On the impact of nuclear quantum effects on quantum chemical topology

It is well established that nuclear quantum effects (NQEs) can significantly impact the structure and reactivity of molecules containing light nuclei, yet their influence on real space chemical bonding descriptors remains largely unexplored. In this study, we present the first systematic analysis of how NQEs modify robust quantum chemical topology (QCT) indicators derived from the electronic density. Using nuclear-electronic orbital density functional theory (NEO-DFT), we treat selected protons quantum mechanically and analyze the resulting self-consistent electronic and protonic densities within the framework of the quantum theory of atoms in molecules. A diverse set of molecular systems spanning hydridic to protic hydrogen environments is investigated. We show that proton delocalization induces a characteristic, non-spherical depletion of the electronic density around the classical nuclear position, leading to systematic changes in atomic charges, bonded radii, delocalization indices, and bond critical point properties.

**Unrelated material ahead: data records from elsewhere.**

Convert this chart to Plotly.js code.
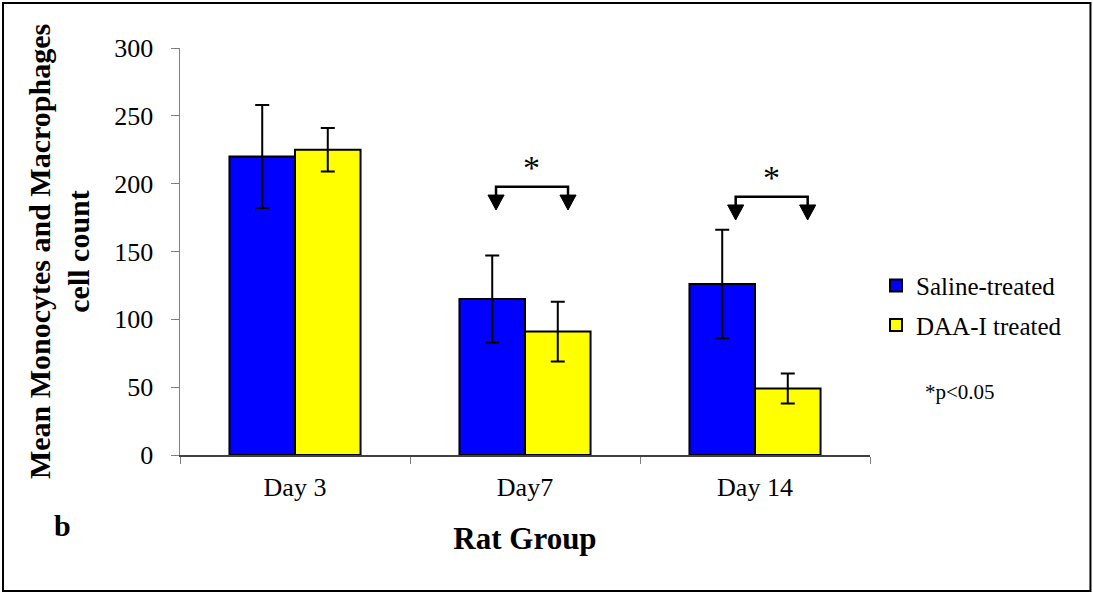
<!DOCTYPE html>
<html>
<head>
<meta charset="utf-8">
<script src="https://cdn.plot.ly/plotly-3.0.1.min.js"></script>
<style>html,body{margin:0;padding:0;background:#fff;}#chart{width:1093px;height:593px;}</style>
</head>
<body>
<div id="chart"></div>
<script>
var categories = ["Day 3", "Day7", "Day 14"];
var salineMeans = [220, 115, 126];
var salineErrors = [38, 32, 40];
var daaMeans = [225, 91, 49];
var daaErrors = [16, 22, 11];
var seriesNames = ["Saline-treated", "DAA-I treated"];
var yTicks = [0, 50, 100, 150, 200, 250, 300];

var FONT = "Liberation Serif, Times New Roman, serif";

var traces = [
  {
    type: "bar", name: seriesNames[0], x: categories, y: salineMeans,
    legendgroup: "a",
    marker: {color: "#0000ff", line: {color: "#000000", width: 2}},
    error_y: {type: "data", array: salineErrors, visible: true, color: "#000000", thickness: 2, width: 7}
  },
  {
    type: "bar", name: seriesNames[1], x: categories, y: daaMeans,
    legendgroup: "b",
    marker: {color: "#ffff00", line: {color: "#000000", width: 2}},
    error_y: {type: "data", array: daaErrors, visible: true, color: "#000000", thickness: 2, width: 7}
  }
];

// significance brackets (category index units on x)
function bracket(xl, xr, yLine, yTop, yTip) {
  var hw = 0.035;
  return [
    {type: "path", xref: "x", yref: "y",
     path: "M" + xl + "," + yTop + " L" + xl + "," + yLine + " L" + xr + "," + yLine + " L" + xr + "," + yTop,
     line: {color: "#000", width: 2.5}},
    {type: "path", xref: "x", yref: "y",
     path: "M" + (xl - hw) + "," + yTop + " L" + (xl + hw) + "," + yTop + " L" + xl + "," + yTip + " Z",
     fillcolor: "#000", line: {color: "#000", width: 1}},
    {type: "path", xref: "x", yref: "y",
     path: "M" + (xr - hw) + "," + yTop + " L" + (xr + hw) + "," + yTop + " L" + xr + "," + yTip + " Z",
     fillcolor: "#000", line: {color: "#000", width: 1}}
  ];
}

var shapes = [].concat(
  bracket(0.874, 1.187, 197.8, 191.6, 180.6),
  bracket(1.916, 2.229, 190.4, 184.3, 173.2),
  [{type: "rect", xref: "paper", yref: "paper", x0: -0.2565, x1: 1.3195, y0: -0.334, y1: 1.1106,
    line: {color: "#000", width: 2}, fillcolor: "rgba(0,0,0,0)", layer: "below"}]
);

var layout = {
  width: 1093, height: 593,
  margin: {l: 180, r: 223, t: 48, b: 138},
  paper_bgcolor: "#fff", plot_bgcolor: "#fff",
  font: {family: FONT, color: "#000", size: 25},
  barmode: "group", bargap: 0.43, bargroupgap: 0,
  showlegend: true,
  legend: {x: 1.0087, xanchor: "left", y: 0.368, yanchor: "middle",
           font: {family: FONT, size: 25, color: "#000"}, tracegroupgap: 4,
           bgcolor: "rgba(0,0,0,0)"},
  xaxis: {
    type: "category", tickson: "boundaries", ticks: "outside", ticklen: 7, tickcolor: "#808080",
    showline: true, linecolor: "#404040", linewidth: 1.5, showgrid: false, zeroline: false,
    tickfont: {family: FONT, size: 26, color: "#000"}, ticklabelstandoff: 8,
    title: {text: "<b>Rat Group</b>", font: {family: FONT, size: 31, color: "#000"}, standoff: 26}
  },
  yaxis: {
    range: [0, 300], tickvals: yTicks, ticks: "outside", ticklen: 8, tickcolor: "#808080",
    showline: true, linecolor: "#808080", linewidth: 1.5, showgrid: false, zeroline: false,
    tickfont: {family: FONT, size: 26, color: "#000"}, ticklabelstandoff: 12,
    title: {text: "<b>Mean Monocytes and Macrophages<br>cell count</b>", font: {family: FONT, size: 30, color: "#000"}, standoff: 16}
  },
  shapes: shapes,
  annotations: [
    {xref: "x", yref: "y", x: 1.03, y: 215, text: "*", showarrow: false, font: {family: FONT, size: 34, color: "#000"}, yanchor: "middle", yshift: -4},
    {xref: "x", yref: "y", x: 2.072, y: 207.6, text: "*", showarrow: false, font: {family: FONT, size: 34, color: "#000"}, yanchor: "middle", yshift: -4},
    {xref: "paper", yref: "paper", x: 1.0768, y: 0.155, text: "*p<0.05", showarrow: false, xanchor: "left", yanchor: "middle",
     font: {family: FONT, size: 21, color: "#000"}},
    {xref: "paper", yref: "paper", x: -0.1696, y: -0.1744, text: "<b>b</b>", showarrow: false, xanchor: "center", yanchor: "middle",
     font: {family: FONT, size: 30, color: "#000"}}
  ]
};

Plotly.newPlot("chart", traces, layout, {displayModeBar: false, staticPlot: true});
</script>
</body>
</html>
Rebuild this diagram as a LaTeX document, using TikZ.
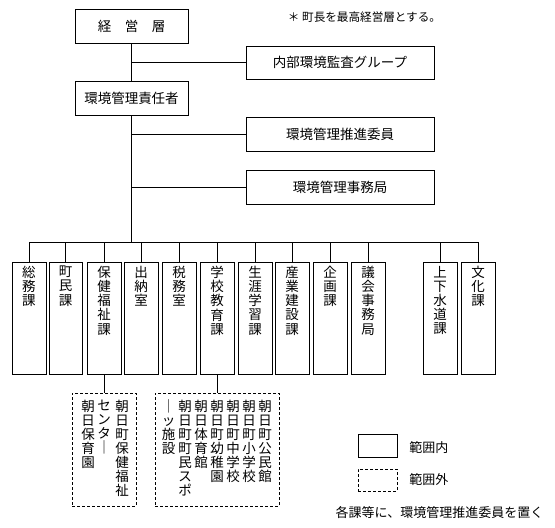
\documentclass[tikz,border=0pt]{standalone}
\usepackage{fontspec}
\setmainfont{Noto Sans CJK JP}
\begin{document}
\begin{tikzpicture}[x=1pt,y=-1pt,line width=0.8pt,
  hb/.style={draw,rectangle,inner sep=0pt,font=\fontsize{13.5}{14}\selectfont},
  vtext/.style={align=center,inner sep=0pt,font=\fontsize{13.5}{14.2}\selectfont},
  vb/.style={draw,rectangle,inner sep=0pt,minimum height=112pt,
    label={[vtext,anchor=north,yshift=-4pt]north:{#1}}},
  db/.style={draw,rectangle,dash pattern=on 3pt off 2pt,inner sep=0pt,minimum height=113pt},
  dtext/.style={align=center,inner sep=0pt,anchor=north,font=\fontsize{13.5}{14}\selectfont},
  lbl/.style={inner sep=0pt,font=\fontsize{13}{14}\selectfont}]
\useasboundingbox (0,0) rectangle (555,528);
% top part
\node[hb,minimum width=113pt,minimum height=34pt] (top) at (131.5,26) {経　営　層};
\node[hb,minimum width=113pt,minimum height=34pt] (resp) at (131.5,98) {環境管理責任者};
\node[hb,minimum width=188pt,minimum height=33pt] (aud) at (340,62.5) {内部環境監査グループ};
\node[hb,minimum width=188pt,minimum height=34pt] (prom) at (340,134) {環境管理推進委員};
\node[hb,minimum width=188pt,minimum height=34pt] (sec) at (340,187) {環境管理事務局};
\node[inner sep=0pt,font=\fontsize{11.6}{13}\selectfont] (note) at (364.5,17) {＊ 町長を最高経営層とする。};
\coordinate (bus) at (131.5,242);
\draw (top) -- (resp);
\draw (aud.west) -- (aud.west -| top.south);
\draw (resp.south) -- (bus);
\draw (prom.west) -- (prom.west -| resp.south);
\draw (sec.west) -- (sec.west -| resp.south);
% departments
\node[vb={総\\務\\課},minimum width=34pt] (b1) at (29,318) {};
\node[vb={町\\民\\課},minimum width=33pt] (b2) at (65.5,318) {};
\node[vb={保\\健\\福\\祉\\課},minimum width=34pt] (b3) at (104,318) {};
\node[vb={出\\納\\室},minimum width=34pt] (b4) at (141,318) {};
\node[vb={税\\務\\室},minimum width=34pt] (b5) at (179,318) {};
\node[vb={学\\校\\教\\育\\課},minimum width=34pt] (b6) at (217,318) {};
\node[vb={生\\涯\\学\\習\\課},minimum width=34pt] (b7) at (255,318) {};
\node[vb={産\\業\\建\\設\\課},minimum width=34pt] (b8) at (292,318) {};
\node[vb={企\\画\\課},minimum width=34pt] (b9) at (330,318) {};
\node[vb={議\\会\\事\\務\\局},minimum width=34pt] (b10) at (368,318) {};
\node[vb={上\\下\\水\\道\\課},minimum width=34pt] (b11) at (440,318) {};
\node[vb={文\\化\\課},minimum width=34pt] (b12) at (478,318) {};
\foreach \b in {b1,b2,b3,b4,b5,b6,b7,b8,b9,b10,b11,b12}
  \draw (\b.north) |- (bus);
% outside scope boxes
\node[db,minimum width=64pt] (d1) at (104,449.5) {};
\node[db,minimum width=124pt] (d2) at (217,449.5) {};
\draw (b3.south) -- (d1.north);
\draw (b6.south) -- (d2.north);
\node[dtext] (d1a) at (122,399.5) {朝\\日\\町\\保\\健\\福\\祉};
\node[dtext] (d1b) at (104,399.5) {セ\\ン\\タ\\｜};
\node[dtext] (d1c) at (88,399.5) {朝\\日\\保\\育\\園};
\node[dtext] (d2a) at (265,399.5) {朝\\日\\町\\公\\民\\館};
\node[dtext] (d2b) at (249,399.5) {朝\\日\\町\\小\\学\\校};
\node[dtext] (d2c) at (233,399.5) {朝\\日\\町\\中\\学\\校};
\node[dtext] (d2d) at (217,399.5) {朝\\日\\町\\幼\\稚\\園};
\node[dtext] (d2e) at (201,399.5) {朝\\日\\体\\育\\館};
\node[dtext] (d2f) at (185,399.5) {朝\\日\\町\\町\\民\\ス\\ポ};
\node[dtext] (d2g) at (168.5,399.5) {｜\\ッ\\施\\設};
% legend
\node[draw,rectangle,inner sep=0pt,minimum width=39pt,minimum height=23pt] (lin) at (377.5,445.5) {};
\node[draw,rectangle,dash pattern=on 3pt off 2pt,inner sep=0pt,minimum width=39pt,minimum height=22pt] (lout) at (377.5,480) {};
\node[lbl,anchor=west] (tin) at (409,448) {範囲内};
\node[lbl,anchor=west] (tout) at (409,480) {範囲外};
\node[lbl] (foot) at (439.5,513) {各課等に、環境管理推進委員を置く};
\end{tikzpicture}
\end{document}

Remarkably, the inclusion of NQEs restores chemically intuitive bond polarities in several cases where conventional Born–Oppenheimer DFT yields counterintuitive topological charges. Clear correlations are identified between protonic descriptors (size, displacement, and quadrupolar distortion) and electronic topological responses. These results demonstrate that NEO-DFT, combined with QCT analysis, provides a physically transparent and computationally efficient route to incorporate NQEs into real space bonding pictures, opening new perspectives for the interpretation of hydrogen bonding, proton transfer, and anharmonic effects in complex molecular systems.